Howman believes there are signficant “gaps” in the NBA/NBPA Anti-Drug Program’s SPED Policy (steroids, performance-enhancing drugs and masking agents). While other major professional sports in the United States, like the National Football League (NFL) and Major League Baseball (MLB), have moved closer to approximating the World Anti-Doping Code, the NBA continues to resist additional steroid testing.

The reason for the lack of urgency on the part of NBA officials is the perception that steroids and PEDs do not provide a significant performance-enhancing benefit in their particular sport. They feel that skills required for success in basketball are unique among sports; steroids are incapable of meaningfully enhancing those skills according to the league.

“They do not feel they have such an issue as the other major leagues and therefore haven’t addressed it in quite the same way,” said Howman. “I just think you’ve got to be very careful when you start saying performance-enhancing drugs are not beneficial in any sport, because you’re going to be proven wrong. And you’ll be proven wrong when you’re not expecting it.”

It’s hard to tell how widespread the use of steroids is in the NBA. After all, only two players have actually failed the the steroid portion of the NBA’s anti-doping tests. Memphis Grizzlies’ O.J. Mayo and Orlando Magic Rashard Lewis have been the only players who have tested positive for steroids. And both athletes blamed the failed test on DHEA.

Mayo actually tested positive for DHEA. Lewis tested positive for testosterone use after failing the testosterone-epitestosterone ratio (T:E ratio) test; however, Lewis blamed DHEA for the failure. DHEA, while technically a steroid, isn’t considered to be a PED by most experts.
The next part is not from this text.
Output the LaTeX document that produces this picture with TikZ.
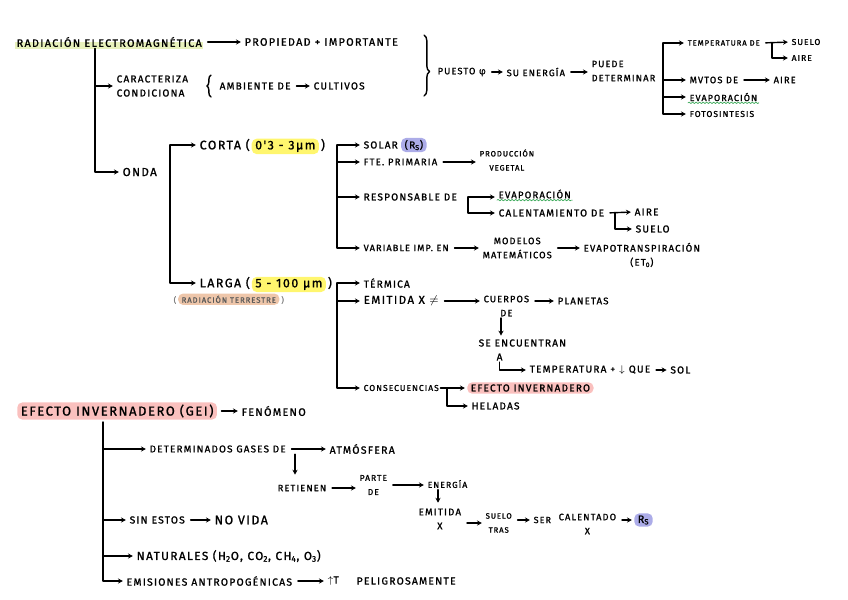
\documentclass[tikz,border=0pt]{standalone}
\usepackage{fontspec}
\newfontfamily\hand[LetterSpace=12, FakeBold=1.2]{Fira Sans}
\usetikzlibrary{positioning, arrows.meta, backgrounds, decorations.pathmorphing, decorations.pathreplacing}
\definecolor{hlgreen}{RGB}{232,241,188}
\definecolor{hlyellow}{RGB}{255,246,110}
\definecolor{hlpurple}{RGB}{172,172,232}
\definecolor{hlpink}{RGB}{250,192,190}
\definecolor{hlpeach}{RGB}{238,198,170}
\definecolor{wavygreen}{RGB}{60,170,90}
\tikzset{
  lbl/.style={font=\hand\fontsize{\fpeval{#1*1.1}}{10}\selectfont, inner sep=1pt, anchor=west, align=center},
  lbl/.default=6.5,
  arr/.style={-{Stealth[length=3.5pt,width=3.6pt]}, line width=1pt, shorten >=1.5pt},
  link/.style={arr, shorten <=3pt},
  pill/.style={rounded corners=3.5pt, inner xsep=2.5pt, inner ysep=1.5pt},
  wavy/.style={draw=wavygreen, line width=0.5pt, decorate, decoration={snake, amplitude=0.5pt, segment length=2.5pt}},
  brc/.style={line width=1pt, decorate, decoration={brace, amplitude=#1}},
  brc/.default=4pt
}
\begin{document}
\begin{tikzpicture}[x=0.025cm, y=-0.025cm, line cap=round, line join=round]
  \useasboundingbox (0,0) rectangle (848,599);
  % radiacion electromagnetica
  \node[lbl=7] (rad) at (15,42) {RADIACIÓN ELECTROMAGNÉTICA};
  \begin{scope}[on background layer]
    \fill[hlgreen] (rad.south west) rectangle (rad.east);
  \end{scope}
  \node[lbl=7] (prop) at (243,42) {PROPIEDAD + IMPORTANTE};
  \draw[link] (rad) -- (prop);
  \node[lbl, align=left] (car) at (115,86) {CARACTERIZA\\CONDICIONA};
  \draw[brc=3pt] (211,97) -- (211,75);
  \node[lbl] (amb) at (218,86) {AMBIENTE DE};
  \node[lbl] (cult) at (312,86) {CULTIVOS};
  \draw[link] (amb) -- (cult);
  \draw[brc, decoration={aspect=0.6}] (424,35) -- (424,96);
  % puesto -> energia -> puede determinar
  \node[lbl=6] (puesto) at (436,72) {PUESTO φ};
  \node[lbl=6] (ener) at (505,72) {SU ENERGÍA};
  \node[lbl=6, align=left] (puede) at (590,71) {PUEDE\\DETERMINAR};
  \draw[link] (puesto) -- (ener);
  \draw[link] (ener.east) -- (ener.east -| puede.west);
  \node[lbl=5] (temp) at (686,43) {TEMPERATURA DE};
  \node[lbl=5.5] (suelo1) at (790,42) {SUELO};
  \node[lbl=5.5] (aire1) at (790,58) {AIRE};
  \node[lbl=6] (mvtos) at (688,80) {MVTOS DE};
  \node[lbl=6] (aire2) at (772,80) {AIRE};
  \node[lbl=5.8] (evap1) at (688,97) {EVAPORACIÓN};
  \node[lbl=5.5] (foto) at (688,114) {FOTOSINTESIS};
  \coordinate (db) at (663,43);
  \draw[arr] (db) -- (temp.west);
  \draw[arr] (db |- mvtos.west) -- (mvtos.west);
  \draw[arr] (db |- evap1.west) -- (evap1.west);
  \draw[arr] (db) |- (foto.west);
  \draw[link] (temp.east) -- (suelo1.west);
  \draw[arr] (temp.east -| 772,0) |- (aire1.west);
  \draw[link] (mvtos) -- (aire2);
  \draw[wavy] (evap1.south west) -- (evap1.south east);
  % onda: corta y larga
  \node[lbl=7.5] (onda) at (121,172) {ONDA};
  \draw[arr] (rad.south -| 95,0) |- (car.west);
  \draw[arr] (rad.south -| 95,0) |- (onda.west);
  \node[lbl=8] (corta) at (198,145) {CORTA (};
  \node[lbl=8, pill, fill=hlyellow, base right=0pt of corta] (cortaw) {0'3 - 3μm};
  \node[lbl=8, base right=0pt of cortaw] (cortac) {)};
  \node[lbl=8] (larga) at (198,283) {LARGA (};
  \node[lbl=8, pill, fill=hlyellow, base right=0pt of larga] (largaw) {5 - 100 μm};
  \node[lbl=8, base right=0pt of largaw] (largac) {)};
  \node[lbl=5, text=gray] (terrl) at (172,300) {(};
  \node[lbl=5, pill, fill=hlpeach, text=gray!70!black, base right=0pt of terrl] (terr) {RADIACIÓN TERRESTRE};
  \node[lbl=5, text=gray, base right=0pt of terr] (terrr) {)};
  \coordinate (ob) at (170,145);
  \draw[arr] (ob) -- (corta.west);
  \draw[arr] (ob) |- (larga.west);
  % onda corta
  \node[lbl] (solar) at (362,145) {SOLAR};
  \node[lbl, pill, fill=hlpurple, base right=1pt of solar] (rs1) {(R\textsubscript{S})};
  \node[lbl=6.2] (fte) at (362,162) {FTE. PRIMARIA};
  \node[lbl=5] (prod) at (478,160) {PRODUCCIÓN\\VEGETAL};
  \node[lbl] (resp) at (362,197) {RESPONSABLE DE};
  \node[lbl=6.2] (evap2) at (497,194) {EVAPORACIÓN};
  \node[lbl] (calen) at (497,213) {CALENTAMIENTO DE};
  \node[lbl] (aire3) at (633,212) {AIRE};
  \node[lbl] (suelo3) at (634,229) {SUELO};
  \node[lbl=5.9] (var) at (362,248) {VARIABLE IMP. EN};
  \node[lbl=6] (mod) at (481,248) {MODELOS\\MATEMÁTICOS};
  \node[lbl=6.2] (evt) at (582,255) {EVAPOTRANSPIRACIÓN\\(ET\textsubscript{0})};
  \coordinate (cb) at (337,145);
  \draw[arr] (cb) -- (solar.west);
  \draw[arr] (cb |- fte.west) -- (fte.west);
  \draw[arr] (cb |- resp.west) -- (resp.west);
  \draw[arr] (cb) |- (var.west);
  \draw[link] (fte.east) -- (fte.east -| prod.west);
  \draw[arr] (resp.east -| 468,0) -- (resp.east -| evap2.west);
  \draw[arr] (resp.east -| 468,0) |- (calen.west);
  \draw[wavy] (evap2.south west) -- (evap2.south east);
  \draw[link] (calen.east) -- (aire3.west);
  \draw[arr] (calen.east -| 615,0) |- (suelo3.west);
  \draw[link] (var.east) -- (var.east -| mod.west);
  \draw[link] (mod.east) -- (mod.east -| evt.west);
  % onda larga
  \node[lbl] (term) at (362,283) {TÉRMICA};
  \node[lbl=7.5] (emit) at (362,301) {EMITIDA X $\neq$};
  \node[lbl=6] (cuer) at (482,306) {CUERPOS\\DE};
  \node[lbl=6.2] (plan) at (556,301) {PLANETAS};
  \node[lbl=6.5] (se) at (477,343) {SE ENCUENTRAN};
  \node[lbl=6.5] (sea) at (495,357) {A};
  \node[lbl=6.5] (temp2) at (528,370) {TEMPERATURA + $\downarrow$ QUE};
  \node[lbl=6.5, right=12pt of temp2] (sol) {SOL};
  \node[lbl=5.5] (cons) at (362,388) {CONSECUENCIAS};
  \node[lbl, pill, fill=hlpink] (efe1) at (467,388) {EFECTO INVERNADERO};
  \node[lbl] (hel) at (470,406) {HELADAS};
  \coordinate (lb) at (337,283);
  \draw[arr] (lb) -- (term.west);
  \draw[arr] (lb |- emit.west) -- (emit.west);
  \draw[arr] (lb) |- (cons.west);
  \draw[link] (emit.east) -- (emit.east -| cuer.west);
  \draw[link] (cuer.east |- plan.west) -- (plan.west);
  \draw[arr] (cuer.south -| 501,0) -- (se.north -| 501,0);
  \draw[arr] (sea.south) |- (temp2.west);
  \draw[link] (temp2) -- (sol);
  \draw[arr] (cons.east) -- (efe1.west);
  \draw[arr] (cons.east -| 447,0) |- (hel.west);
  % efecto invernadero
  \node[lbl=8.4, pill, fill=hlpink] (gei) at (17,411) {EFECTO INVERNADERO (GEI)};
  \node[lbl=7] (fen) at (240,411) {FENÓMENO};
  \draw[link] (gei) -- (fen);
  \node[lbl=6.4] (det) at (148,449) {DETERMINADOS GASES DE};
  \node[lbl=6.8] (atm) at (328,449) {ATMÓSFERA};
  \node[lbl=6] (ret) at (276,488) {RETIENEN};
  \node[lbl=5.5] (part) at (358,485) {PARTE\\DE};
  \node[lbl=5.6] (ene) at (426,484) {ENERGÍA};
  \node[lbl=6.3] (emit2) at (417,519) {EMITIDA\\X};
  \node[lbl=5] (suelo4) at (484,523) {SUELO\\TRAS};
  \node[lbl=5.8] (ser) at (532,520) {SER};
  \node[lbl=6] (cal) at (557,524) {CALENTADO\\X};
  \node[lbl=7, pill, fill=hlpurple] (rs2) at (634,520) {R\textsubscript{S}};
  \draw[link] (det) -- (atm);
  \draw[arr, shorten >=6pt] (det.south -| 295,0) -- (ret.north -| 295,0);
  \draw[link] (ret.east) -- (ret.east -| part.west);
  \draw[link] (part.east) -- (part.east -| ene.west);
  \draw[arr, shorten >=3pt] (ene.south -| 438,0) -- (emit2.north -| 438,0);
  \draw[link] (emit2.east |- suelo4.west) -- (suelo4.west);
  \draw[link] (suelo4.east |- ser.west) -- (ser.west);
  \draw[link] (cal.east |- rs2.west) -- (rs2.west);
  \node[lbl=6.6] (sin) at (128,520) {SIN ESTOS};
  \node[lbl=8] (nov) at (213,520) {NO VIDA};
  \draw[link] (sin) -- (nov);
  \node[lbl=7.6] (nat) at (135,556) {NATURALES (H\textsubscript{2}O, CO\textsubscript{2}, CH\textsubscript{4}, O\textsubscript{3})};
  \node[lbl=6.7] (emis) at (125,581) {EMISIONES ANTROPOGÉNICAS};
  \node[lbl=6.7] (sube) at (326,581) {$\uparrow$T};
  \node[lbl=6.7] (pel) at (355,581) {PELIGROSAMENTE};
  \draw[link] (emis) -- (sube);
  \coordinate (gb) at (103,422);
  \draw[arr] (gb |- det.west) -- (det.west);
  \draw[arr] (gb |- sin.west) -- (sin.west);
  \draw[arr] (gb |- nat.west) -- (nat.west);
  \draw[arr] (gb) |- (emis.west);
\end{tikzpicture}
\end{document}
The biggest “steroid bust” linked to the NBA involved a former NBA player. Samaki Walker was found in possession of eight vials of injectable anabolic steroids when police officers arrested him during a traffic stop in Kingman, Arizona in 2011. Walker had been retired from the NBA for five years.

“Everybody likes to think their sport is one that’s not tainted. We work on the basis that there’s no sport, and no country, which is immune,” according to Howman. “Better, therefore, to be aggressive in the way you go forward than to be complacent.